Dropping out is a process, studies find

Clemson center helps others fight low graduation rates
By Jay Smink/National Dropout Prevention Center
Monday, November 5, 2007

CLEMSON UNIVERSITY We know a lot about the school dropout issue.
We know why students drop out of school and when they tend to drop out. We know some groups who may be more likely to drop out than others. We also know what to do to reduce the dropout rate.

All across the nation, there are many successful early prevention programs, multiple intervention programs, and even recovery programs for students who have already left school without a high school diploma. The good news is not only do we know what works, but also that many schools and communities have committed to taking action and are having success.

A major misconception about dropouts, however, is that it results from a one-time decision, made by students during high school.

While it is true that most students do leave school between the eighth and 10th grades, a recent study from the National Dropout Prevention Center (NDPC) at Clemson University found that dropping out of school does not necessarily result from an isolated life-changing event occurring at age 17 or in the ninth grade.

Instead, dropping out of school is often the result of a long process of disengagement that may begin before a child enters school. In fact, dropping out is often described as a process, not an event, with factors building and compounding over time. And, the more risk factors a child faces, the more likely they are to drop out.

These factors fall into four categories student, family, school, and the community. The NDPC study found that the student risk factors of poor attendance, low achievement, and being overage for grade increased the risk for dropping out of school.

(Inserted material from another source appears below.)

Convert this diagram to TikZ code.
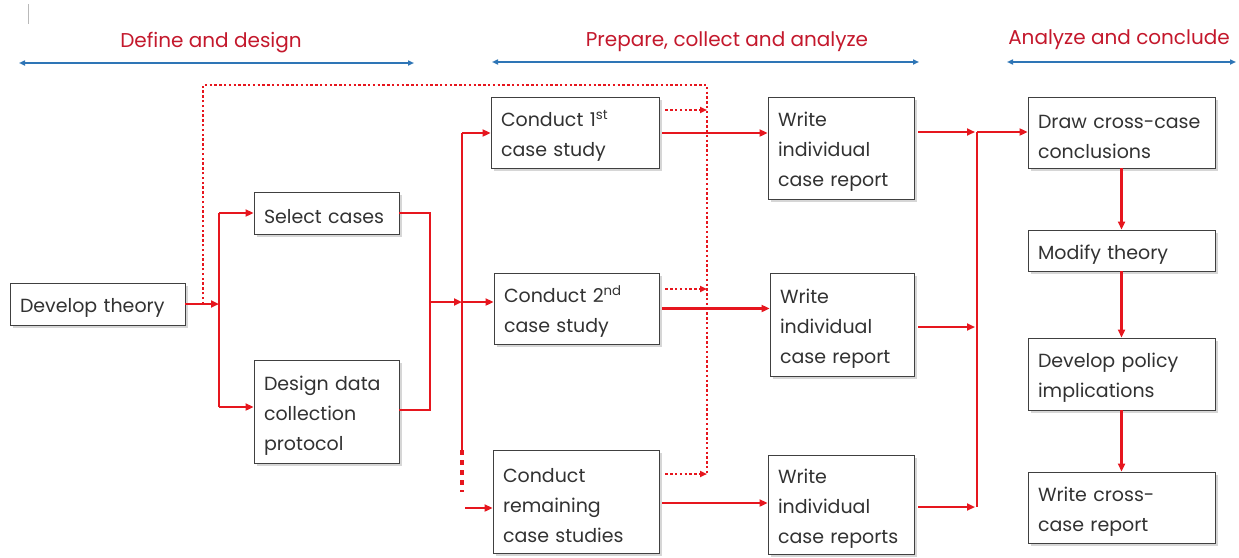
\documentclass[tikz,border=0pt]{standalone}
\usepackage{fontspec}
\setmainfont{Poppins}
\usetikzlibrary{arrows.meta,shadows}
\definecolor{lred}{RGB}{230,22,30}
\definecolor{hred}{RGB}{196,24,44}
\definecolor{lblue}{RGB}{46,117,182}
\definecolor{tgray}{RGB}{50,50,50}
\tikzset{
  box/.style={draw=black!75, line width=0.9pt, fill=white,
    drop shadow={shadow xshift=3pt, shadow yshift=-3pt, opacity=0.35, fill=black!45},
    align=left, inner xsep=10pt, inner ysep=1pt,
    execute at begin node={\rule{0pt}{22pt}},
    font=\fontsize{19}{30}\selectfont, text=tgray},
  wire/.style={lred, line width=2.3pt},
  flow/.style={wire, -{Triangle[length=8pt,width=7pt]}},
  dots/.style={lred, line width=2.4pt, dash pattern=on 2.4pt off 2.4pt},
  dotflow/.style={dots, -{Triangle[length=7pt,width=6pt]}},
  phase/.style={lblue, line width=1.6pt, {Triangle[length=6pt,width=5pt]}-{Triangle[length=6pt,width=5pt]}},
  phasetext/.style={text=hred, font=\fontsize{20}{22}\selectfont},
}
\begin{document}
\begin{tikzpicture}[x=1pt,y=-1pt]
\useasboundingbox[fill=white] (0,0) rectangle (1239,557);
% cursor mark
\draw[gray!55, line width=1pt] (28,4) -- (28,24);

% phase headers
\node[phasetext] (t1) at (211,43) {Define and design};
\node[phasetext] (t2) at (727,42) {Prepare, collect and analyze};
\node[phasetext] (t3) at (1119,40) {Analyze and conclude};
\coordinate (p1a) at (19,63); \coordinate (p1b) at (414,63);
\coordinate (p2a) at (492,62); \coordinate (p2b) at (919,62);
\coordinate (p3a) at (1007,62); \coordinate (p3b) at (1236,62);
\draw[phase] (p1a) -- (p1b);
\draw[phase] (p2a) -- (p2b);
\draw[phase] (p3a) -- (p3b);

% boxes
\node[box, minimum width=175pt, minimum height=42pt, text width=155pt] (dt) at (97.5,304) {Develop theory};
\node[box, minimum width=145pt, minimum height=42pt, text width=125pt] (sc) at (326.5,213) {Select cases};
\node[box, minimum width=145pt, minimum height=103pt, text width=125pt] (dd) at (326.5,411.5) {Design data\\collection\\protocol};
\node[box, minimum width=168pt, minimum height=71pt, text width=148pt] (c1) at (575,132.5) {Conduct 1\textsuperscript{st}\\case study};
\node[box, minimum width=165pt, minimum height=71pt, text width=145pt] (c2) at (576.5,308.5) {Conduct 2\textsuperscript{nd}\\case study};
\node[box, minimum width=166pt, minimum height=103pt, text width=146pt] (c3) at (576,501.5) {Conduct\\remaining\\case studies};
\node[box, minimum width=146pt, minimum height=102pt, text width=126pt] (w1) at (841,148) {Write\\individual\\case report};
\node[box, minimum width=144pt, minimum height=103pt, text width=124pt] (w2) at (842,324.5) {Write\\individual\\case report};
\node[box, minimum width=146pt, minimum height=99pt, text width=126pt] (w3) at (841,504.5) {Write\\individual\\case reports};
\node[box, minimum width=187pt, minimum height=71pt, text width=167pt] (dc) at (1121.5,132.5) {Draw cross-case\\conclusions};
\node[box, minimum width=187pt, minimum height=41pt, text width=167pt] (mt) at (1121.5,250.5) {Modify theory};
\node[box, minimum width=187pt, minimum height=72pt, text width=167pt] (dp) at (1121.5,374) {Develop policy\\implications};
\node[box, minimum width=187pt, minimum height=71pt, text width=167pt] (wc) at (1121.5,507.5) {Write cross-\\case report};

% junction coordinates
\coordinate (j1) at (219,304);
\coordinate (j1t) at (219,213);
\coordinate (j1b) at (219,407);
\coordinate (j2t) at (430,213);
\coordinate (j2) at (430,302);
\coordinate (j2b) at (430,410);
\coordinate (j3) at (462,302);
\coordinate (j3t) at (462,133);
\coordinate (j3b) at (462,450);
\coordinate (j3d) at (462,492);
\coordinate (j3r) at (465,508);
\coordinate (d0) at (203,304);
\coordinate (d1) at (203,85);
\coordinate (d2) at (707,85);
\coordinate (d3) at (707,474);
\coordinate (e1) at (707,110);
\coordinate (e2) at (707,289);
\coordinate (e3) at (707,474);
\coordinate (k1) at (977,132);
\coordinate (k2) at (977,327);
\coordinate (k3) at (977,507);
\coordinate (r3) at (700,503);

% dotted feedback loop
\draw[dots] (d0) -- (d1) -- (d2) -- (d3);
\draw[dotflow, shorten <=6pt] (c1.east |- e1) -- (e1);
\draw[dotflow, shorten <=6pt] (c2.east |- e2) -- (e2);
\draw[dotflow, shorten <=6pt] (c3.east |- e3) -- (e3);

% define & design connectors
\draw[flow] (dt.east) -- (j1);
\draw[wire] (j1t) -- (j1b);
\draw[flow] (j1t) -- (sc.west |- j1t);
\draw[flow] (j1b) -- (dd.west |- j1b);
\draw[wire] (sc.east) -- (j2t) -- (j2b) -- (dd.east |- j2b);
\draw[flow] (j2) -- (j3);
\draw[flow] (j3) -- (c2.west |- j3);
\draw[wire] (j3t) -- (j3b);
\draw[flow] (j3t) -- (c1.west |- j3t);
\draw[lred, line width=3.2pt, dash pattern=on 5pt off 5pt] (j3b) -- (j3d);
\draw[flow] (j3r) -- (c3.west |- j3r);

% conduct -> write
\draw[flow, shorten <=3pt] (c1.east |- j3t) -- (w1.west |- j3t);
\draw[flow, shorten <=3pt] (c2.east) -- (w2.west |- c2.east);
\draw[flow, shorten <=3pt] (c3.east |- r3) -- (w3.west |- r3);

% write -> cross-case
\draw[flow, shorten <=4pt, shorten >=2pt] (w1.east |- k1) -- (k1);
\draw[flow, shorten <=4pt, shorten >=2pt] (w2.east |- k2) -- (k2);
\draw[flow, shorten <=4pt, shorten >=2pt] (w3.east |- k3) -- (k3);
\draw[wire] (k1) -- (k3);
\draw[flow] (k1) -- (dc.west |- k1);

% right column
\draw[flow] (dc.south) -- (mt.north);
\draw[flow] (mt.south) -- (dp.north);
\draw[flow] (dp.south) -- (wc.north);
\end{tikzpicture}
\end{document}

High family mobility patterns and low parent expectations were among the family factors found to impact the dropout.

Other research has found that school factors such as grade retention policies or large class sizes with high-risk students impact the dropout. Community factors include low levels of funding for schools, fewer supportive programs like mentoring, and low community emphasis on academic achievement and getting a high school diploma.

Knowing what to do are the questions most asked by school and community leaders. The most effective school and community programs identified in the NDPC risk factors study often used some combination of personal assets and skill building, academic support for struggling students, family outreach programs, and organizational changes in the schools.

Parents can help by staying in touch with their children’s teachers on a regular basis, not just on the parent-teacher conference day. Parents need to monitor their child’s attendance, talk to them often about what is happening at school, provide positive messages about the value of education, and have high expectations for their child’s achievements.

Community leaders can serve on school-community advisory and planning teams, create mentoring programs, provide job internships, provide after-school programs, and design and deliver recreational programs that are integrated with learning opportunities in the schools. And lastly, business and community leaders must actively understand the school dropout issue and be part of the solution because when a student drops out of school, they tend to drop into trouble in the community and societal costs are increased.

The opportunities for all of us to get involved in the educational process of our children are endless but the message is clearpay now with active involvement with children, or pay much more later in real dollars for prison or other societal costs. The choice is ours!

Jay Smink is executive director of the National Dropout Prevention Center at Clemson University. He wrote this for the Anderson Independent-Mail.